-- start of Data supplied --
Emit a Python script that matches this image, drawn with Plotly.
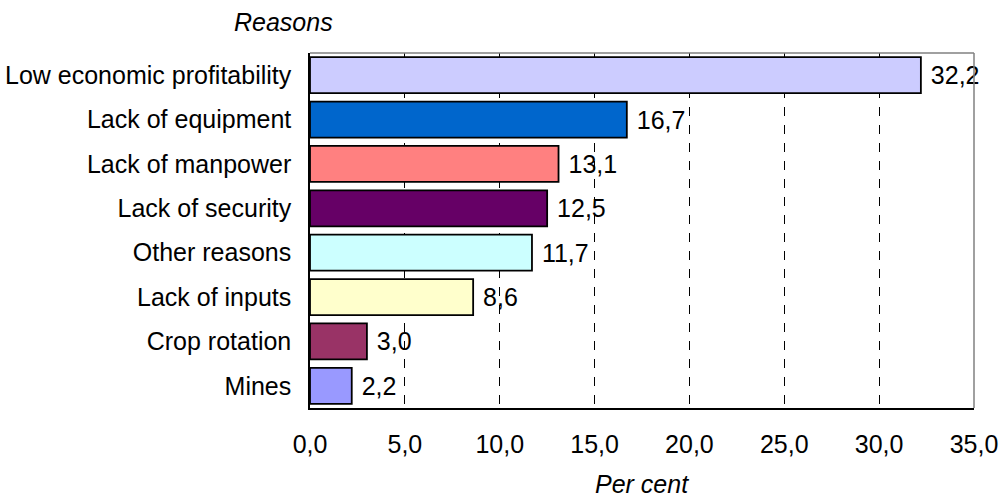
import plotly.graph_objects as go

categories = ["Low economic profitability", "Lack of equipment", "Lack of manpower",
              "Lack of security", "Other reasons", "Lack of inputs", "Crop rotation", "Mines"]
values = [32.2, 16.7, 13.1, 12.5, 11.7, 8.6, 3.0, 2.2]
colors = ["#CCCCFF", "#0066CC", "#FF8080", "#660066", "#CCFFFF", "#FFFFCC", "#993366", "#9999FF"]
x_ticks = [0, 5, 10, 15, 20, 25, 30, 35]
x_title = "Per cent"
y_title = "Reasons"

FONT = "Liberation Sans, Arial, sans-serif"
FS = 25

fig = go.Figure(go.Bar(
    x=values, y=categories, orientation="h",
    marker=dict(color=colors, line=dict(color="black", width=1.8)),
    text=["\u00a0" + f"{v:.1f}".replace(".", ",") for v in values],
    textposition="outside", cliponaxis=False,
    textfont=dict(family=FONT, size=FS, color="black"),
    width=0.81,
))

fig.update_layout(
    width=1000, height=497,
    margin=dict(l=310, r=26, t=53, b=89, autoexpand=False),
    plot_bgcolor="white", paper_bgcolor="white",
    showlegend=False,
    font=dict(family=FONT, size=FS, color="black"),
    separators=",.",
    xaxis=dict(range=[0, 35], tickvals=x_ticks, tickformat=".1f",
               showgrid=True, gridcolor="black", griddash="dash", gridwidth=1,
               showline=True, linecolor="black", linewidth=1.5,
               ticks="", ticklabelstandoff=13, zeroline=False, automargin=False,
               tickfont=dict(size=FS)),
    yaxis=dict(categoryorder="array", categoryarray=categories[::-1],
               showline=True, linecolor="black", linewidth=1.5,
               ticks="", ticklabelstandoff=12, showgrid=False, automargin=False,
               tickfont=dict(size=FS)),
    shapes=[
        dict(type="line", xref="paper", yref="paper", x0=0, x1=1, y0=1, y1=1,
             line=dict(color="#808080", width=1.5)),
        dict(type="line", xref="paper", yref="paper", x0=1, x1=1, y0=0, y1=1,
             line=dict(color="#808080", width=1.5)),
    ],
    annotations=[
        dict(text=f"<i>{y_title}</i>", xref="paper", yref="paper", x=-0.04, y=1.0,
             yshift=31, xanchor="center", yanchor="middle", showarrow=False,
             font=dict(size=FS)),
        dict(text=f"<i>{x_title}</i>", xref="paper", yref="paper", x=0.5, y=0,
             yshift=-76, xanchor="center", yanchor="middle", showarrow=False,
             font=dict(size=FS)),
    ],
)

fig.write_html("out.html")
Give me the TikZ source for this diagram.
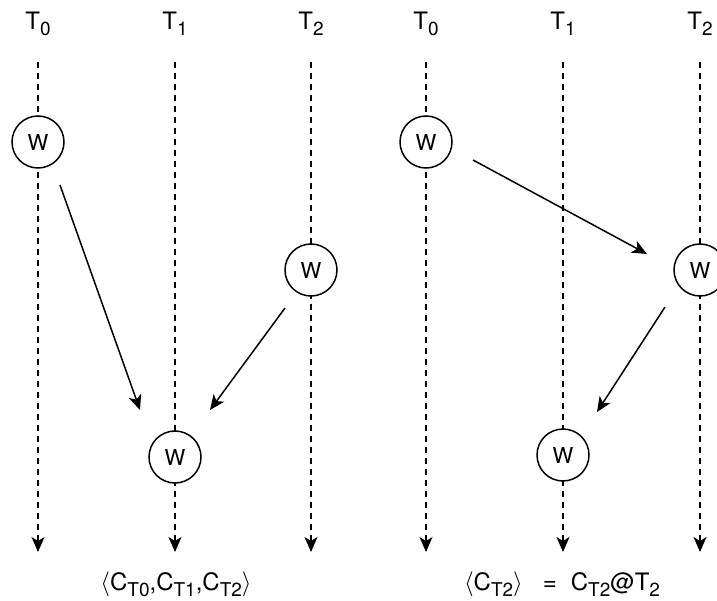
\documentclass[tikz,border=0pt]{standalone}
\usepackage{fontspec}
\setmainfont{TeX Gyre Heros}
\usetikzlibrary{arrows.meta}

% lowered, slightly smaller index text
\newcommand\lowsub[1]{\raisebox{-0.26em}{\fontsize{19}{21}\selectfont #1}}

\tikzset{
  lane/.style={line width=1.5pt, dash pattern=on 6pt off 5pt,
    -{Stealth[length=15pt,width=13pt,inset=4pt]}},
  wnode/.style={circle, draw, line width=1.5pt, fill=white,
    minimum size=52pt, inner sep=0pt, font=\fontsize{22}{24}\selectfont},
  msg/.style={line width=1.5pt, -{Stealth[length=15pt,width=13pt,inset=4pt]}},
  lbl/.style={font=\fontsize{24}{28}\selectfont, inner sep=0pt},
}

\begin{document}
\begin{tikzpicture}[x=1pt,y=-1pt]
\useasboundingbox (0,0) rectangle (717,601);
\clip (0,0) rectangle (717,601);

% thread timelines
\foreach \n/\x in {L0/38,L1/175,L2/311,R0/426,R1/563,R2/700}{
  \coordinate (\n top) at (\x,62);
  \coordinate (\n end) at (\x,552);
  \draw[lane] (\n top) -- (\n end);
}

% thread names
\node[lbl] (tL0) at (38,24) {T\lowsub{0}};
\node[lbl] (tL1) at (175,24) {T\lowsub{1}};
\node[lbl] (tL2) at (311,24) {T\lowsub{2}};
\node[lbl] (tR0) at (426,24) {T\lowsub{0}};
\node[lbl] (tR1) at (563,24) {T\lowsub{1}};
\node[lbl] (tR2) at (700,24) {T\lowsub{2}};

% writes
\node[wnode] (wL0) at (38,142) {W};
\node[wnode] (wL2) at (311,270) {W};
\node[wnode] (wL1) at (175,457) {W};
\node[wnode] (wR0) at (426,142) {W};
\node[wnode] (wR2) at (700,270) {W};
\node[wnode] (wR1) at (563,455) {W};

% propagation arrows
\coordinate (aL0) at (60,185);   \coordinate (bL0) at (140,410);
\coordinate (aL2) at (285,308);  \coordinate (bL2) at (210,410);
\coordinate (aR0) at (473,160);  \coordinate (bR0) at (647,254);
\coordinate (aR2) at (665,307);  \coordinate (bR2) at (597,412);
\draw[msg] (aL0) -- (bL0);
\draw[msg] (aL2) -- (bL2);
\draw[msg] (aR0) -- (bR0);
\draw[msg] (aR2) -- (bR2);

% resulting values
\node[lbl] (sumL) at (176,584)
  {$\langle$C\lowsub{T0},C\lowsub{T1},C\lowsub{T2}$\rangle$};
\node[lbl] (sumR) at (562,584)
  {$\langle$C\lowsub{T2}$\rangle$\hspace{20pt}=\hspace{14pt}C\lowsub{T2}@T\lowsub{2}};
\end{tikzpicture}
\end{document}
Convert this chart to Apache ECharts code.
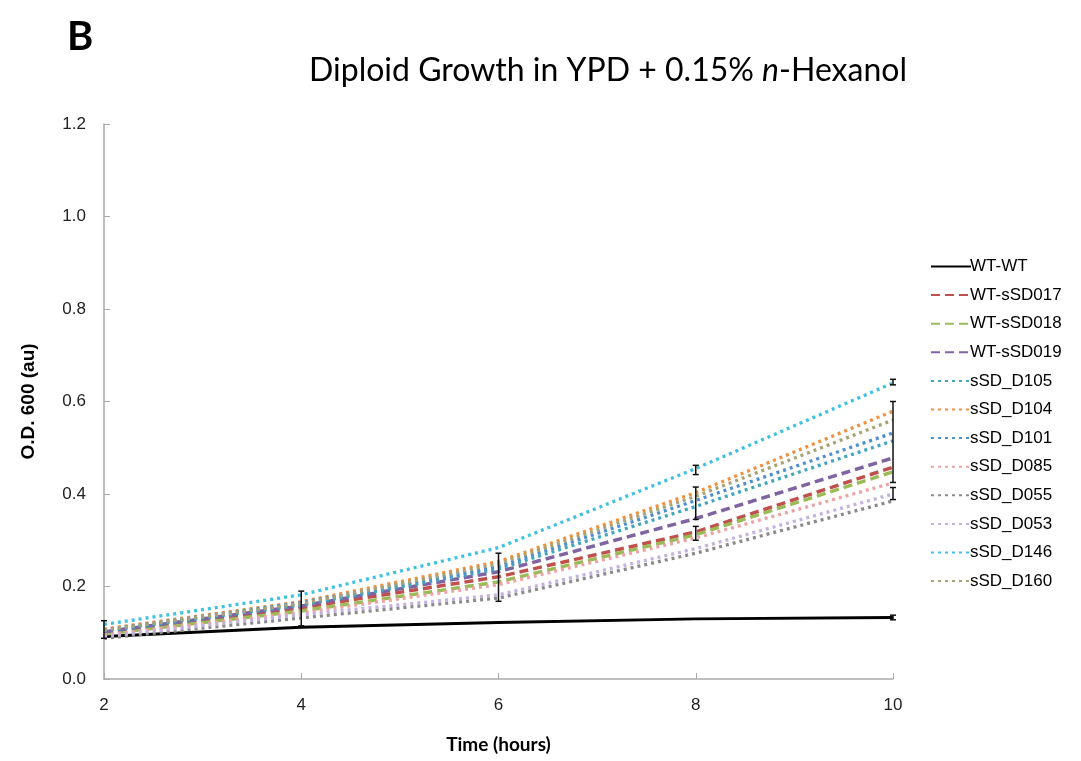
<!DOCTYPE html>
<html>
<head>
<meta charset="utf-8">
<script src="https://cdn.jsdelivr.net/npm/echarts@6/dist/echarts.min.js"></script>
<style>html,body{margin:0;padding:0;background:#fff}#c{width:1081px;height:761px}</style>
</head>
<body>
<div id="c"></div>
<script>
// ---- data ----
const times = [2, 4, 6, 8, 10];
const seriesNames = ['WT-WT','WT-sSD017','WT-sSD018','WT-sSD019','sSD_D105','sSD_D104','sSD_D101','sSD_D085','sSD_D055','sSD_D053','sSD_D146','sSD_D160'];
const wtWT      = [0.092, 0.112, 0.122, 0.130, 0.133];
const wtSSD017  = [0.100, 0.154, 0.221, 0.318, 0.458];
const wtSSD018  = [0.097, 0.147, 0.210, 0.312, 0.448];
const wtSSD019  = [0.102, 0.158, 0.232, 0.347, 0.478];
const sSD_D105  = [0.104, 0.160, 0.238, 0.373, 0.515];
const sSD_D104  = [0.108, 0.167, 0.254, 0.403, 0.579];
const sSD_D101  = [0.106, 0.165, 0.243, 0.386, 0.532];
const sSD_D085  = [0.095, 0.143, 0.204, 0.305, 0.424];
const sSD_D055  = [0.088, 0.132, 0.175, 0.272, 0.385];
const sSD_D053  = [0.092, 0.139, 0.182, 0.282, 0.400];
const sSD_D146  = [0.118, 0.182, 0.284, 0.455, 0.640];
const sSD_D160  = [0.106, 0.163, 0.249, 0.395, 0.560];
// error bars: [time, low, high]
const errorBars = [
  [2, 0.088, 0.126],
  [4, 0.115, 0.190],
  [6, 0.168, 0.272],
  [8, 0.442, 0.462],
  [8, 0.345, 0.415],
  [8, 0.300, 0.330],
  [10, 0.636, 0.648],
  [10, 0.425, 0.600],
  [10, 0.388, 0.414],
  [10, 0.128, 0.138]
];
const yTicks = [0, 0.2, 0.4, 0.6, 0.8, 1.0, 1.2];

const values = [wtWT, wtSSD017, wtSSD018, wtSSD019, sSD_D105, sSD_D104, sSD_D101, sSD_D085, sSD_D055, sSD_D053, sSD_D146, sSD_D160];
const colors = ['#000000','#c0504d','#9bbb59','#8064a2','#3fa6bd','#f0913f','#4f8fd0','#eda3a3','#8a8a8a','#c3b2e0','#3ec2e2','#a9a274'];
const styles = ['solid','dash','dash','dash','dot','dot','dot','dot','dot','dot','dot','dot'];

const series = values.map((v, i) => {
  const st = styles[i];
  return {
    name: seriesNames[i],
    type: 'line',
    symbol: 'none',
    z: 3,
    data: times.map((t, j) => [t, v[j]]),
    lineStyle: {
      color: colors[i],
      width: st === 'solid' ? 3 : (st === 'dash' ? 3.5 : 3.3),
      type: st === 'solid' ? 'solid' : (st === 'dash' ? [9, 5] : [3, 4]),
      cap: 'butt'
    },
    itemStyle: { color: colors[i] }
  };
});

series.push({
  name: 'err',
  type: 'custom',
  z: 4,
  data: errorBars,
  encode: { x: 0, y: [1, 2] },
  renderItem: function (params, api) {
    const x = api.value(0);
    const lo = api.coord([x, api.value(1)]);
    const hi = api.coord([x, api.value(2)]);
    const w = 3;
    return {
      type: 'group',
      children: [
        { type: 'line', shape: { x1: lo[0], y1: lo[1], x2: hi[0], y2: hi[1] }, style: { stroke: '#111', lineWidth: 1.5 } },
        { type: 'line', shape: { x1: lo[0] - w, y1: lo[1], x2: lo[0] + w, y2: lo[1] }, style: { stroke: '#111', lineWidth: 1.5 } },
        { type: 'line', shape: { x1: hi[0] - w, y1: hi[1], x2: hi[0] + w, y2: hi[1] }, style: { stroke: '#111', lineWidth: 1.5 } }
      ]
    };
  }
});

const chart = echarts.init(document.getElementById('c'), null, { renderer: 'canvas' });
chart.setOption({
  backgroundColor: '#ffffff',
  animation: false,
  title: [
    {
      text: 'B',
      left: 62, top: 12,
      textStyle: { fontFamily: 'Lato', fontWeight: 'bold', fontSize: 40, color: '#000' }
    },
    {
      text: '{a|Diploid Growth in YPD + 0.15% }{b|n}{a|-Hexanol}',
      left: 603, top: 50, textAlign: 'center',
      textStyle: {
        fontWeight: 'normal',
        rich: {
          a: { fontFamily: 'Lato', fontSize: 32, fontWeight: 'normal', color: '#000' },
          b: { fontFamily: 'Lato', fontSize: 32, fontWeight: 'normal', fontStyle: 'italic', color: '#000' }
        }
      }
    }
  ],
  legend: {
    data: seriesNames,
    orient: 'vertical',
    left: 925, top: 253,
    itemWidth: 40, itemHeight: 14, itemGap: 11.6,
    itemStyle: { color: 'rgba(0,0,0,0)', borderColor: 'rgba(0,0,0,0)', borderWidth: 0, opacity: 0 },
    textStyle: { fontFamily: 'Liberation Sans', fontSize: 17, color: '#000', padding: [0, 0, 0, -6] }
  },
  grid: { left: 104, right: 188, top: 124, bottom: 82 },
  xAxis: {
    type: 'value', min: 2, max: 10, interval: 2,
    name: 'Time (hours)', nameLocation: 'middle', nameGap: 56,
    nameTextStyle: { fontFamily: 'Lato', fontWeight: 'bold', fontSize: 19, color: '#000' },
    axisLine: { lineStyle: { color: '#aaaaaa', width: 1.5 } },
    axisTick: { inside: true, length: 6, lineStyle: { color: '#aaaaaa' } },
    axisLabel: { fontFamily: 'Liberation Sans', fontSize: 17, color: '#222', margin: 18 },
    splitLine: { show: false }
  },
  yAxis: {
    type: 'value', min: 0, max: 1.2, interval: 0.2,
    name: 'O.D. 600 (au)', nameLocation: 'middle', nameGap: 66,
    nameTextStyle: { fontFamily: 'Liberation Sans', fontWeight: 'bold', fontSize: 19, color: '#000' },
    axisLine: { show: true, lineStyle: { color: '#aaaaaa', width: 1.5 } },
    axisTick: { show: true, inside: true, length: 6, lineStyle: { color: '#aaaaaa' } },
    axisLabel: { fontFamily: 'Liberation Sans', fontSize: 17, color: '#222', margin: 18,
      formatter: v => { const t = yTicks.find(k => Math.abs(k - v) < 1e-9); return (t !== undefined ? t : v).toFixed(1); } },
    splitLine: { show: false }
  },
  series: series
});
</script>
</body>
</html>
-- end of Data supplied --
Exercise requirements
Read the data above. Pull out each line in which the string "script" appears.

Answer to this problem
Emit a Python script that matches this image, drawn with Plotly.
<script src="https://cdn.jsdelivr.net/npm/echarts@6/dist/echarts.min.js"></script>
<script>
</script>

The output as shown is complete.